## Problem details
Return all the data below as it stands, minus the pictures.
┄┄┄┄┄┄┄┄┄┄
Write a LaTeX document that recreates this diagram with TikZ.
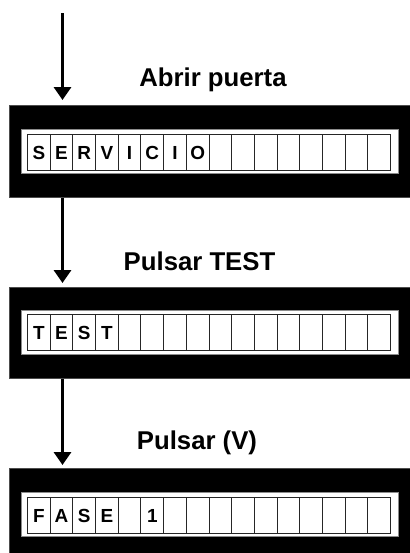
\documentclass[tikz,border=0pt]{standalone}
\usepackage{fontspec}
\setmainfont{Liberation Sans}
\usetikzlibrary{arrows.meta}
\tikzset{
  lcd/.style={fill=black, draw=black!70, line width=0.5pt, inner sep=0pt, anchor=north west, minimum width=301pt},
  win/.style={fill=white, draw=black!45, line width=0.5pt, inner sep=0pt, anchor=north west, minimum width=282.75pt, minimum height=33pt},
  cell/.style={draw=black!85, line width=0.75pt, inner sep=0pt, anchor=north west, minimum width=17.0156pt, minimum height=27pt, text height=10.2pt, text depth=0pt, font=\fontsize{14.2}{16}\selectfont\bfseries},
  lbl/.style={anchor=base, inner sep=0pt, font=\fontsize{19.3}{22}\selectfont\bfseries},
  arr/.style={line width=2.6pt, -{Triangle[width=12.75pt,length=9.75pt]}}
}
\begin{document}
\begin{tikzpicture}[x=0.75pt,y=-0.75pt]
\useasboundingbox (0,0) rectangle (410,553);
% displays
\node[lcd, minimum height=69pt] (box1) at (9,105) {};
\node[lcd, minimum height=68.25pt] (box2) at (9,287) {};
\node[lcd, minimum height=66pt] (box3) at (9,468) {};
\node[win] (win1) at (21,129) {};
\node[win] (win2) at (21,310) {};
\node[win] (win3) at (21,492) {};
\foreach \ch [count=\i from 0] in {S,E,R,V,I,C,I,O,{},{},{},{},{},{},{},{}}
  \node[cell] (a\i) at (27+\i*22.6875,134) {\ch};
\foreach \ch [count=\i from 0] in {T,E,S,T,{},{},{},{},{},{},{},{},{},{},{},{}}
  \node[cell] (b\i) at (27+\i*22.6875,314) {\ch};
\foreach \ch [count=\i from 0] in {F,A,S,E,{},1,{},{},{},{},{},{},{},{},{},{}}
  \node[cell] (c\i) at (27+\i*22.6875,497) {\ch};
% labels
\node[lbl] (l1) at (213,86) {Abrir puerta};
\node[lbl] (l2) at (199.5,270) {Pulsar TEST};
\node[lbl] (l3) at (197,449) {Pulsar (V)};
% arrows
\coordinate (s0) at (62.5,13);
\draw[arr, shorten >=3.75pt] (s0) -- (s0 |- box1.north);
\draw[arr, shorten >=3pt] (s0 |- box1.south) -- (s0 |- box2.north);
\draw[arr, shorten >=2.25pt] (s0 |- box2.south) -- (s0 |- box3.north);
\end{tikzpicture}
\end{document}
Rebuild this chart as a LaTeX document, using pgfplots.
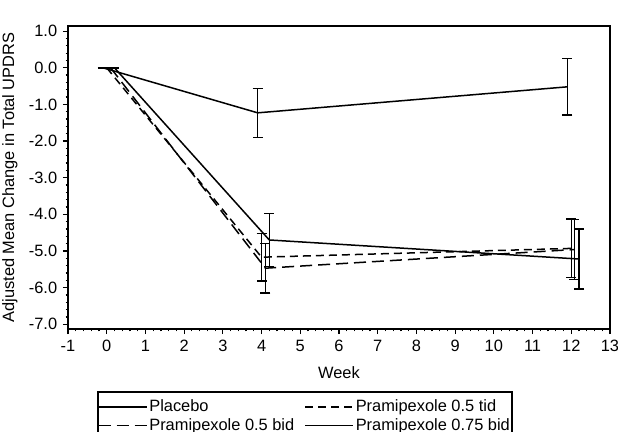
\documentclass[border=0pt]{standalone}
\usepackage{fontspec}
\setmainfont{Liberation Sans}
\usepackage{pgfplots}
\pgfplotsset{compat=1.18}

\begin{document}
\fontsize{8.2}{9.8}\selectfont
\begin{tikzpicture}

\begin{axis}[
scale only axis,
width=271pt, height=151.5pt,
xmin=-1, xmax=13,
ymin=-7.13, ymax=1.14,
xtick={-1,0,1,2,3,4,5,6,7,8,9,10,11,12,13},
xticklabels={-1,0,1,2,3,4,5,6,7,8,9,10,11,12,13},
ytick={-7,-6,-5,-4,-3,-2,-1,0,1},
yticklabels={-7.0,-6.0,-5.0,-4.0,-3.0,-2.0,-1.0,0.0,1.0},
minor x tick num=4, minor y tick num=4,
tick pos=left, tick align=outside,
major tick length=2.5pt, minor tick length=1.2pt,
every tick/.style={black, line width=0.6pt},
axis line style={line width=0.9pt},
tick label style={font=\fontsize{8.2}{9.8}\selectfont},
label style={font=\fontsize{8.2}{9.8}\selectfont},
xlabel={Week},
xlabel style={yshift=-2pt},
ylabel={Adjusted Mean Change in Total UPDRS},
legend columns=2,
legend cell align=left,
legend style={at={(0.437,-0.205)}, anchor=north, draw=black, line width=0.9pt,
  font=\fontsize{8.2}{9.8}\selectfont, inner xsep=0pt, inner ysep=3pt,
  nodes={inner sep=1pt}, /tikz/every even column/.append style={column sep=4pt}},
legend image code/.code={\draw[#1, line width=0.75pt] (0pt,0pt) -- (24pt,0pt);},
error bars/error bar style={solid, line width=0.75pt},
error bars/error mark options={solid, line width=0.75pt, mark size=2.5pt, rotate=90},
]

% Placebo
\addplot [black, solid, line width=0.75pt, no markers]
plot[error bars/.cd, y dir=both, y explicit]
coordinates{
 (-0.1,0) +- (0,0)
 (3.9,-1.23) +- (0,0.67)
 (11.9,-0.52) +- (0,0.77)
};

% Pramipexole 0.5 tid
\addplot [black, dash pattern=on 4pt off 2.5pt, line width=0.75pt, no markers]
plot[error bars/.cd, y dir=both, y explicit]
coordinates{
 (0.0,0) +- (0,0)
 (4.0,-5.17) +- (0,0.65)
 (12.0,-4.93) +- (0,0.80)
};

% Pramipexole 0.5 bid
\addplot [black, dash pattern=on 6pt off 3pt, line width=0.75pt, no markers]
plot[error bars/.cd, y dir=both, y explicit]
coordinates{
 (0.1,0) +- (0,0)
 (4.1,-5.47) +- (0,0.68)
 (12.08,-4.96) +- (0,0.82)
};

% Pramipexole 0.75 bid
\addplot [black, solid, line width=0.75pt, no markers]
plot[error bars/.cd, y dir=both, y explicit]
coordinates{
 (0.2,0) +- (0,0)
 (4.2,-4.70) +- (0,0.72)
 (12.2,-5.22) +- (0,0.82)
};

\legend{Placebo, Pramipexole 0.5 tid, Pramipexole 0.5 bid, Pramipexole 0.75 bid}

\end{axis}

\pgfresetboundingbox
\path[use as bounding box] ([xshift=-34pt,yshift=-51pt]current axis.south west)
  rectangle ([xshift=4pt,yshift=13pt]current axis.north east);

\end{tikzpicture}
\end{document}
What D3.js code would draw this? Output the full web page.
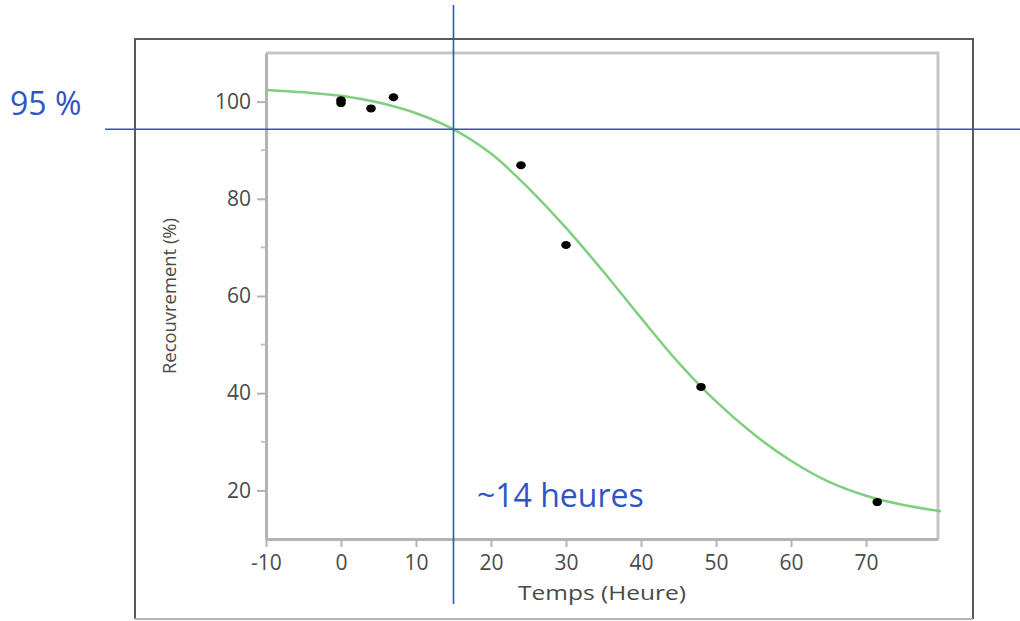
┄┄┄┄┄┄┄┄┄┄
## Task output
Write a LaTeX document that recreates this diagram with TikZ.
\documentclass[tikz,border=0pt]{standalone}
\usepackage{fontspec}
\setmainfont{Liberation Sans}
\usetikzlibrary{arrows.meta}
\tikzset{
  lcd/.style={fill=black, draw=black!70, line width=0.5pt, inner sep=0pt, anchor=north west, minimum width=301pt},
  win/.style={fill=white, draw=black!45, line width=0.5pt, inner sep=0pt, anchor=north west, minimum width=282.75pt, minimum height=33pt},
  cell/.style={draw=black!85, line width=0.75pt, inner sep=0pt, anchor=north west, minimum width=17.0156pt, minimum height=27pt, text height=10.2pt, text depth=0pt, font=\fontsize{14.2}{16}\selectfont\bfseries},
  lbl/.style={anchor=base, inner sep=0pt, font=\fontsize{19.3}{22}\selectfont\bfseries},
  arr/.style={line width=2.6pt, -{Triangle[width=12.75pt,length=9.75pt]}}
}
\begin{document}
\begin{tikzpicture}[x=0.75pt,y=-0.75pt]
\useasboundingbox (0,0) rectangle (410,553);
% displays
\node[lcd, minimum height=69pt] (box1) at (9,105) {};
\node[lcd, minimum height=68.25pt] (box2) at (9,287) {};
\node[lcd, minimum height=66pt] (box3) at (9,468) {};
\node[win] (win1) at (21,129) {};
\node[win] (win2) at (21,310) {};
\node[win] (win3) at (21,492) {};
\foreach \ch [count=\i from 0] in {S,E,R,V,I,C,I,O,{},{},{},{},{},{},{},{}}
  \node[cell] (a\i) at (27+\i*22.6875,134) {\ch};
\foreach \ch [count=\i from 0] in {T,E,S,T,{},{},{},{},{},{},{},{},{},{},{},{}}
  \node[cell] (b\i) at (27+\i*22.6875,314) {\ch};
\foreach \ch [count=\i from 0] in {F,A,S,E,{},1,{},{},{},{},{},{},{},{},{},{}}
  \node[cell] (c\i) at (27+\i*22.6875,497) {\ch};
% labels
\node[lbl] (l1) at (213,86) {Abrir puerta};
\node[lbl] (l2) at (199.5,270) {Pulsar TEST};
\node[lbl] (l3) at (197,449) {Pulsar (V)};
% arrows
\coordinate (s0) at (62.5,13);
\draw[arr, shorten >=3.75pt] (s0) -- (s0 |- box1.north);
\draw[arr, shorten >=3pt] (s0 |- box1.south) -- (s0 |- box2.north);
\draw[arr, shorten >=2.25pt] (s0 |- box2.south) -- (s0 |- box3.north);
\end{tikzpicture}
\end{document}
Rebuild this chart as a LaTeX document, using pgfplots.
\documentclass[border=0pt]{standalone}
\usepackage{fontspec}
\setmainfont{Liberation Sans}
\usepackage{pgfplots}
\pgfplotsset{compat=1.18}

\begin{document}
\fontsize{8.2}{9.8}\selectfont
\begin{tikzpicture}

\begin{axis}[
scale only axis,
width=271pt, height=151.5pt,
xmin=-1, xmax=13,
ymin=-7.13, ymax=1.14,
xtick={-1,0,1,2,3,4,5,6,7,8,9,10,11,12,13},
xticklabels={-1,0,1,2,3,4,5,6,7,8,9,10,11,12,13},
ytick={-7,-6,-5,-4,-3,-2,-1,0,1},
yticklabels={-7.0,-6.0,-5.0,-4.0,-3.0,-2.0,-1.0,0.0,1.0},
minor x tick num=4, minor y tick num=4,
tick pos=left, tick align=outside,
major tick length=2.5pt, minor tick length=1.2pt,
every tick/.style={black, line width=0.6pt},
axis line style={line width=0.9pt},
tick label style={font=\fontsize{8.2}{9.8}\selectfont},
label style={font=\fontsize{8.2}{9.8}\selectfont},
xlabel={Week},
xlabel style={yshift=-2pt},
ylabel={Adjusted Mean Change in Total UPDRS},
legend columns=2,
legend cell align=left,
legend style={at={(0.437,-0.205)}, anchor=north, draw=black, line width=0.9pt,
  font=\fontsize{8.2}{9.8}\selectfont, inner xsep=0pt, inner ysep=3pt,
  nodes={inner sep=1pt}, /tikz/every even column/.append style={column sep=4pt}},
legend image code/.code={\draw[#1, line width=0.75pt] (0pt,0pt) -- (24pt,0pt);},
error bars/error bar style={solid, line width=0.75pt},
error bars/error mark options={solid, line width=0.75pt, mark size=2.5pt, rotate=90},
]

% Placebo
\addplot [black, solid, line width=0.75pt, no markers]
plot[error bars/.cd, y dir=both, y explicit]
coordinates{
 (-0.1,0) +- (0,0)
 (3.9,-1.23) +- (0,0.67)
 (11.9,-0.52) +- (0,0.77)
};

% Pramipexole 0.5 tid
\addplot [black, dash pattern=on 4pt off 2.5pt, line width=0.75pt, no markers]
plot[error bars/.cd, y dir=both, y explicit]
coordinates{
 (0.0,0) +- (0,0)
 (4.0,-5.17) +- (0,0.65)
 (12.0,-4.93) +- (0,0.80)
};

% Pramipexole 0.5 bid
\addplot [black, dash pattern=on 6pt off 3pt, line width=0.75pt, no markers]
plot[error bars/.cd, y dir=both, y explicit]
coordinates{
 (0.1,0) +- (0,0)
 (4.1,-5.47) +- (0,0.68)
 (12.08,-4.96) +- (0,0.82)
};

% Pramipexole 0.75 bid
\addplot [black, solid, line width=0.75pt, no markers]
plot[error bars/.cd, y dir=both, y explicit]
coordinates{
 (0.2,0) +- (0,0)
 (4.2,-4.70) +- (0,0.72)
 (12.2,-5.22) +- (0,0.82)
};

\legend{Placebo, Pramipexole 0.5 tid, Pramipexole 0.5 bid, Pramipexole 0.75 bid}

\end{axis}

\pgfresetboundingbox
\path[use as bounding box] ([xshift=-34pt,yshift=-51pt]current axis.south west)
  rectangle ([xshift=4pt,yshift=13pt]current axis.north east);

\end{tikzpicture}
\end{document}
What D3.js code would draw this? Output the full web page.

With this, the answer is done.